Other programming highlights include a special focus on the art of animation featuring films from Estonia and the launch of a sidebar on environmental films. The festival will pay tribute to Japanese film-makers Koji Wakamatsu and Masao Adachi. A major highlight will be a two-day festival summit, “Delhi as India's Next Cinema City?” which will feature personalities such as director Shekhar Kapur (Elizabeth) and representatives from the Government of Delhi who will discuss the potential of India's capital city as a film hub and alternative to Mumbai given the growing number of successful films that have been filmed here in recent years. These include international films like Mira Nair's 2001 outing Monsoon Wedding to recent Bollywood hits such as Khosla Ka Ghosla, DevD, Band Baaja Baraat and this year's runaway success Vicky Donor, among numerous others.

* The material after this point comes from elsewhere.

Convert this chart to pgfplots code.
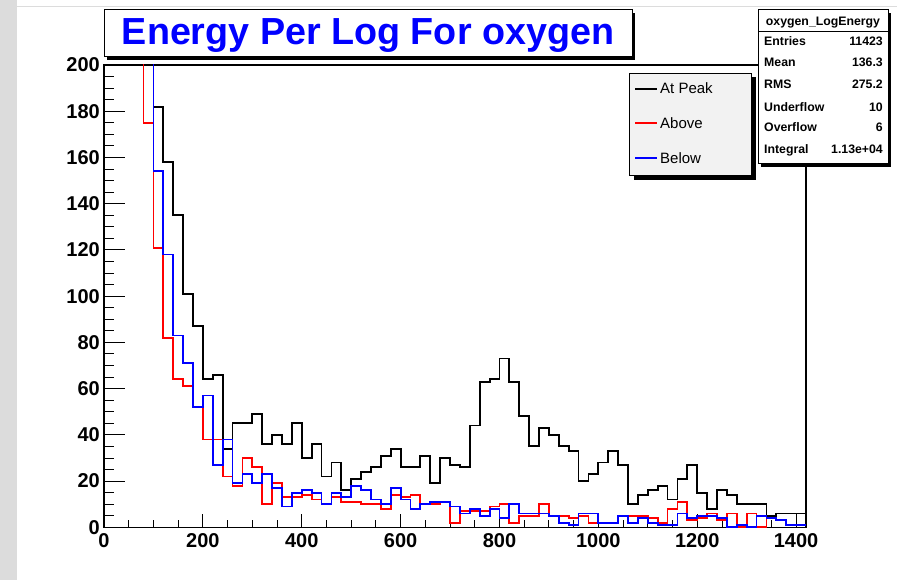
\documentclass[border=0pt]{standalone}
\usepackage{pgfplots}
\pgfplotsset{compat=1.18}
\usepackage{pgfplotstable}
\usepackage{fontspec}
\setmainfont{Liberation Sans}

\definecolor{histred}{rgb}{1,0,0}
\definecolor{histblue}{rgb}{0,0,1}
\definecolor{sidegray}{RGB}{220,220,220}
\definecolor{legendfill}{RGB}{242,242,242}

% bin left edges (width 20) and counts; last row closes the final bin
\pgfplotstableread{
x y
0 3000
20 2600
40 1800
60 900
80 400
100 182
120 158
140 135
160 101
180 87
200 64
220 66
240 34
260 45
280 45
300 49
320 36
340 40
360 36
380 45
400 30
420 36
440 22
460 28
480 16
500 21
520 24
540 26
560 31
580 34
600 26
620 26
640 31
660 19
680 30
700 27
720 26
740 44
760 63
780 64
800 73
820 63
840 48
860 35
880 43
900 40
920 35
940 33
960 20
980 23
1000 28
1020 33
1040 27
1060 10
1080 14
1100 16
1120 18
1140 12
1160 21
1180 27
1200 15
1220 8
1240 16
1260 14
1280 10
1300 10
1320 10
1340 5
1360 6
1380 6
1400 6
1420 6
}\tabpeak

\pgfplotstableread{
x y
0 2000
20 1600
40 900
60 300
80 175
100 121
120 82
140 64
160 61
180 52
200 38
220 38
240 22
260 18
280 30
300 26
320 10
340 19
360 13
380 13
400 14
420 12
440 10
460 13
480 11
500 11
520 10
540 10
560 8
580 14
600 13
620 14
640 10
660 10
680 11
700 2
720 7
740 7
760 7
780 9
800 10
820 2
840 5
860 5
880 10
900 5
920 5
940 4
960 5
980 2
1000 2
1020 2
1040 5
1060 5
1080 5
1100 4
1120 2
1140 8
1160 11
1180 3
1200 4
1220 6
1240 3
1260 6
1280 0
1300 6
1320 0
1340 4
1360 3
1380 1
1400 1
1420 1
}\tababove

\pgfplotstableread{
x y
0 2200
20 1900
40 1000
60 500
80 260
100 154
120 118
140 83
160 71
180 52
200 57
220 27
240 38
260 19
280 23
300 19
320 23
340 17
360 9
380 15
400 16
420 15
440 10
460 15
480 13
500 18
520 16
540 12
560 10
580 17
600 12
620 8
640 10
660 11
680 11
700 9
720 6
740 8
760 5
780 8
800 4
820 10
840 6
860 6
880 6
900 5
920 2
940 1
960 6
980 6
1000 2
1020 2
1040 5
1060 2
1080 4
1100 2
1120 1
1140 1
1160 6
1180 4
1200 5
1220 5
1240 4
1260 0
1280 1
1300 0
1320 5
1340 4
1360 3
1380 1
1400 1
1420 1
}\tabbelow

\pgfplotsset{
  histframe/.style={
    at={(104pt,-527.3pt)}, anchor=south west,
    scale only axis, width=702pt, height=462.3pt,
    xmin=0, xmax=1420, ymin=0, ymax=200,
    tick align=inside,
    tick style={line width=0.9pt, black},
    /pgf/number format/assume math mode=true,
    /pgf/number format/1000 sep={},
    ticklabel style={font=\fontsize{20}{20}\selectfont\bfseries, inner sep=0pt},
  },
}

\begin{document}
\begin{tikzpicture}
  \path[use as bounding box] (0,0) rectangle (897pt,-580pt);
  \fill[white] (0,0) rectangle (897pt,-580pt);
  \fill[sidegray] (0,0) rectangle (17pt,-580pt);
  \draw[sidegray, line width=1pt] (17pt,-6.5pt) -- (897pt,-6.5pt);

  % histogram frame with x ticks and the three distributions
  \begin{axis}[histframe,
      xtick={0,200,...,1400}, minor x tick num=3,
      ytick=\empty, xtick pos=left,
      major tick length=13pt, minor tick length=7pt,
      axis line style={line width=1.1pt},
      xticklabel style={anchor=north, yshift=-6pt},
    ]
    \addplot[const plot, color=black, line width=1.8pt] table[x=x, y=y] {\tabpeak};
    \addplot[const plot, color=histred, line width=1.8pt] table[x=x, y=y] {\tababove};
    \addplot[const plot, color=histblue, line width=1.8pt] table[x=x, y=y] {\tabbelow};
  \end{axis}

  % y ticks (longer than the x ticks)
  \begin{axis}[histframe,
      ytick={0,20,...,200}, minor y tick num=3,
      xtick=\empty, ytick pos=left,
      major tick length=21pt, minor tick length=10pt,
      axis line style={draw=none},
      yticklabel style={anchor=east, xshift=-4pt},
    ]
  \end{axis}

  % title box
  \fill[black] (107pt,-13pt) rectangle (635pt,-60pt);
  \filldraw[fill=white, draw=black, line width=1pt] (104pt,-10pt) rectangle (632pt,-57pt);
  \node[font=\fontsize{37.7}{40}\selectfont\bfseries, text=histblue, anchor=base, inner sep=0pt]
    at (368pt,-45pt) {Energy Per Log For oxygen};

  % legend
  \fill[black] (633.5pt,-77.5pt) rectangle (755.5pt,-180pt);
  \filldraw[fill=legendfill, draw=black, line width=1pt] (629.5pt,-73.5pt) rectangle (751.5pt,-176pt);
  \begin{scope}[every node/.style={font=\fontsize{15}{16}\selectfont, anchor=base west, inner sep=0pt}]
    \draw[color=black, line width=1.5pt] (635pt,-89pt) -- (657pt,-89pt);
    \node at (660pt,-94pt) {At Peak};
    \draw[color=histred, line width=1.5pt] (635pt,-123pt) -- (657pt,-123pt);
    \node at (660pt,-128.5pt) {Above};
    \draw[color=histblue, line width=1.5pt] (635pt,-158pt) -- (657pt,-158pt);
    \node at (660pt,-163.5pt) {Below};
  \end{scope}

  % statistics box
  \fill[black] (761pt,-13pt) rectangle (891pt,-167pt);
  \filldraw[fill=white, draw=black, line width=1pt] (758pt,-10pt) rectangle (888pt,-164pt);
  \draw[black, line width=0.8pt] (758pt,-31.5pt) -- (888pt,-31.5pt);
  \begin{scope}[every node/.style={font=\fontsize{12.3}{13}\selectfont\bfseries, inner sep=0pt}]
    \node[anchor=base] at (823pt,-25.5pt) {oxygen\_LogEnergy};
    \node[anchor=base west] at (764pt,-45.5pt) {Entries};
    \node[anchor=base east] at (883pt,-45.5pt) {11423};
    \node[anchor=base west] at (764pt,-67pt) {Mean};
    \node[anchor=base east] at (883pt,-67pt) {136.3};
    \node[anchor=base west] at (764pt,-89pt) {RMS};
    \node[anchor=base east] at (883pt,-89pt) {275.2};
    \node[anchor=base west] at (764pt,-111.3pt) {Underflow};
    \node[anchor=base east] at (883pt,-111.3pt) {10};
    \node[anchor=base west] at (764pt,-132pt) {Overflow};
    \node[anchor=base east] at (883pt,-132pt) {6};
    \node[anchor=base west] at (764pt,-154pt) {Integral};
    \node[anchor=base east] at (883pt,-154pt) {1.13e+04};
  \end{scope}
\end{tikzpicture}
\end{document}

As in years past, the festival will include an exhibition from the Osian’s art archives with this year's focus being The Divas of Indian Cinema – 100 Years of Beauty and Grace which will pay homage to iconic actresses to mark the 100th anniversary of Indian cinema (the first Indian film, Raja Harischandra, was released in 1913). Also planned is an auction of vintage film memorabilia.